The SDT cannot be used to pay immediate family members for providing any type of care, accommodation or maintenance services.

A ‘reasonable accommodation need’ arises from the need to pay for property (whether purchasing or renting) and the property that has been acquired or rented is NOT acquired or rented from an immediate family member.   

An immediate family member includes parents (step and adoptive), legal guardians, grandparents and brothers and sisters (including adoptive, half and step).

The main examples of reasonable accommodation are as follows:

  • Modification to the beneficiary’s home.
  • Payment for the purchase of the beneficiary’s home (provided the payment is not made to an immediate family member).
  • Payment of rent (provided the payment is not made to an immediate family member).
  • Payment of accommodation bond.
  • Maintenance (not replacement without evidence) of the trust property

Discretionary Spending

The SDT can also undertake a level of discretionary spending that is not directly related to care and accommodation needs.  The level of discretionary spending is indexed annually and is currently $14,000.00 (2023-2024 financial year).
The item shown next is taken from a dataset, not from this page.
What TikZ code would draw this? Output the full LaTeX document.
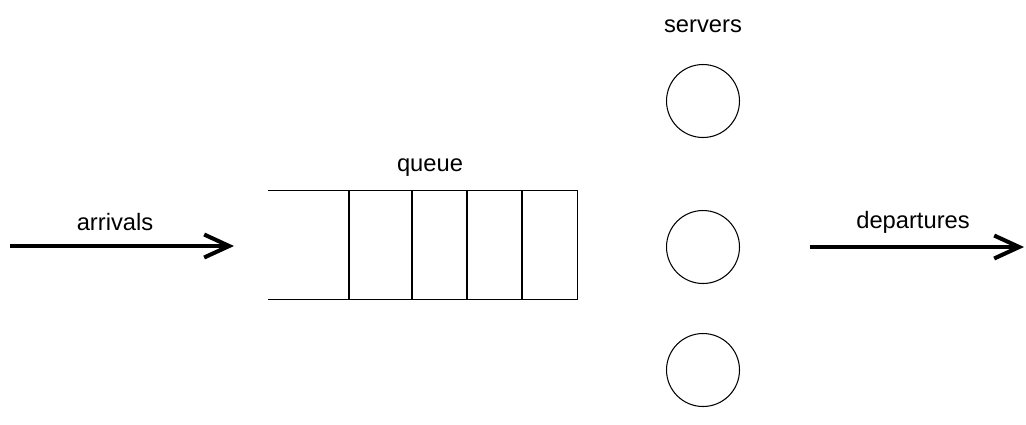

Discretionary spending includes:

  • Toiletries
  • Vehicle maintenance (including rego/insurance/petrol)
  • Recreation and leisure activities
  • Payment of utilities
  • Household cleaning services
  • Communication devices
  • Life skills and social inclusion workshops.

If you have a loved one with a disability and are looking for advice to protect the pension for that beneficiary upon your passing, please call Krystle Wolthers, Partner of the Estate Planning Department on 02 4626 5077 to discuss further.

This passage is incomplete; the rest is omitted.